Let's say you're making a brand-new 1st-level character: a human soldier. You find the entry for humans in the Races section and see that a human receives 4 Hit Points at 1st level. You then look at the soldier in Classes which tells you that a soldier gains 7 Hit Points at each level, giving your character a total of 11 Hit Points at 1st level. The class entry also tells you that a soldier receives Stamina Points equal to 7 + his Constitution modifier at each level. You go back and check your abilities. Let's say that after rolling and applying your soldier's racial traits, he has a Constitution score of 14, which means his Constitution modifier is +2. So your soldier has 9 Stamina Points (7 + 2) at 1st level. Remember, you're adding only his ability modifier (+2), not the ability score itself!

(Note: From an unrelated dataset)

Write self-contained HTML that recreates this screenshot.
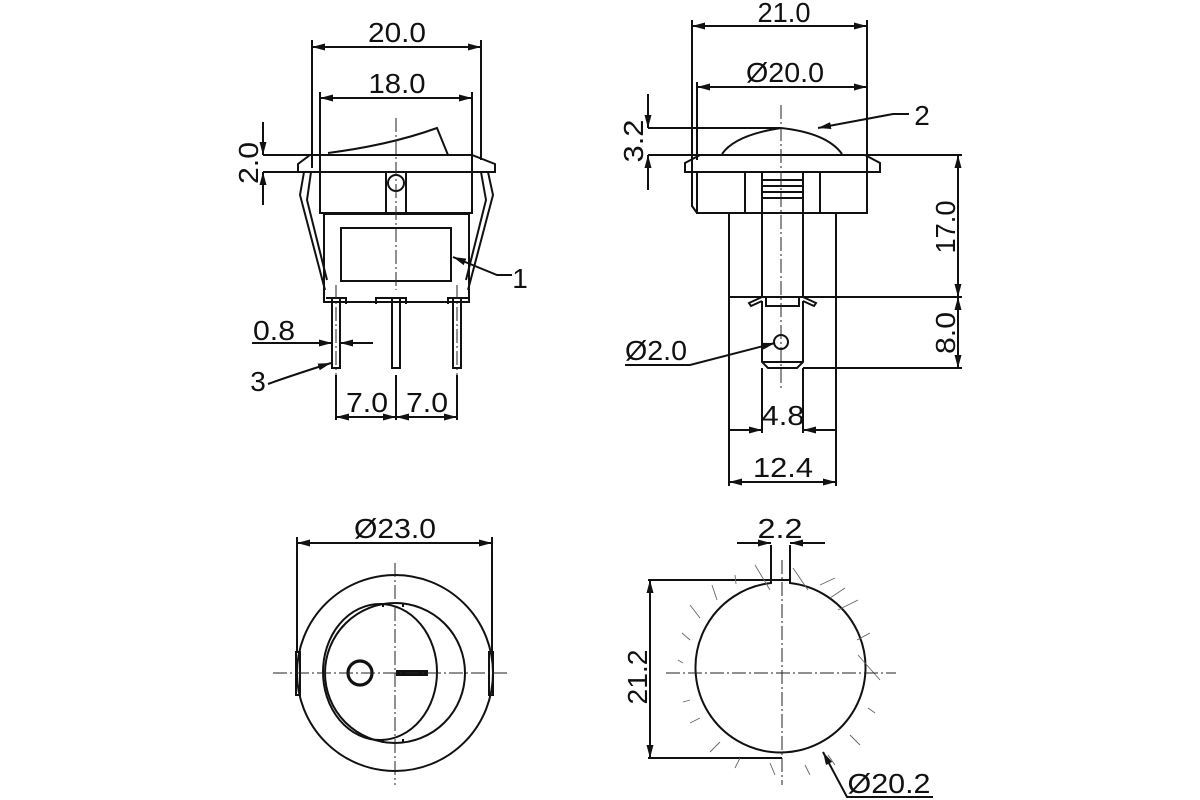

Once your soldier has gone on a few adventures and gained enough experience to advance to 2nd level, he gains additional Hit Points based on his class. In this case, he gains 7 more Hit Points—remember, your character gets Hit Points from his race only at 1st level! For his Stamina Points, you do the same thing you did at 1st level, adding 7 Stamina Points from his class and 2 Stamina Points from his Constitution modifier. So your soldier now has a total of 18 Hit Points and 18 Stamina Points.

Resolve Points

As a hero in Starfinder, you have resolve—an intrinsic reservoir of grit and luck tied to your talents and often enhanced by your class. Your pool of Resolve Points (RP) allows you to carry on even when everything seems lost.

Calculating Resolve Points

You have a number of Resolve Points equal to half your character level (rounded down, but minimum 1) + the modifier of your key ability score (the ability score that is most important to your class—see Classes). Even if you have a negative modifier, you always have at least 1 Resolve Point.

For example, let's say you're creating a 1st-level mystic (whose key ability score is Wisdom) with a Wisdom score of 16 (a modifier of +3). Half your character's level rounded down would normally be 0, so thank goodness for that minimum of 1! Add in the 3 from your Wisdom modifier, and your mystic has a total of 4 Resolve Points.

Spending and Regaining Resolve Points

Resolve Points can be spent in a number of ways, and many classes let you spend them to activate class features and regain resources. Some abilities don't require you to spend points, but are active only as long as you have a minimum number of Resolve Points available—for instance, an envoy with at least 1 Resolve Point remaining in her pool can use her expertise class feature to roll an extra die on Sense Motive checks without spending the point. Your Resolve Points can never drop below 0. Dying causes you to lose Resolve Points. If you would lose Resolve Points due to dying and don't have any remaining, you're dead. (See Injury and Death for more information.)

Up to once per day, characters can regain any spent Resolve Points by getting a full 8 hours of uninterrupted rest.

General Uses for Resolve Points

Besides expending Resolve Points to activate class features, they are useful for a few key general purposes. Any character with Resolve Points can use them to regain Stamina Points, to stabilize after sustaining grievous wounds, or to rally and stay in the fight, as described below.

Regaining Stamina Points
  • You can spend 1 Resolve Point to regain lost Stamina Points, up to your normal maximum. Using this ability requires 10 minutes of uninterrupted rest—if you're interrupted partway through this process, you neither regain your Stamina Points nor lose the Resolve Point. You must take 10 consecutive minutes of uninterrupted rest to use this ability and cannot simply rest in intervals that total 10 minutes.

Stabilizing
  • If you are dying and you have enough Resolve Points, you can spend a number of Resolve Points equal to one-quarter your maximum (minimum 1 RP, maximum 3 RP) on your turn to immediately stabilize. This means you're no longer dying, but you remain unconscious. If you don't have enough Resolve Points to stabilize when you are dying, you lose Resolve Points as per the dying rules (see Injury and Death).

Staying in the Fight
  • If you are stable and have enough Resolve Points, or if you were knocked unconscious from nonlethal damage, you can spend 1 Resolve Point at the start of your turn to heal 1 Hit Point. You are no longer dying, you immediately become conscious, and you can take your turn as normal. You can spend Resolve Points to regain Hit Points only if you are at 0 Hit Points and are stable, and you cannot heal more than 1 Hit Point in this way. You cannot spend Resolve Points to both stabilize and stay in the fight in the same round.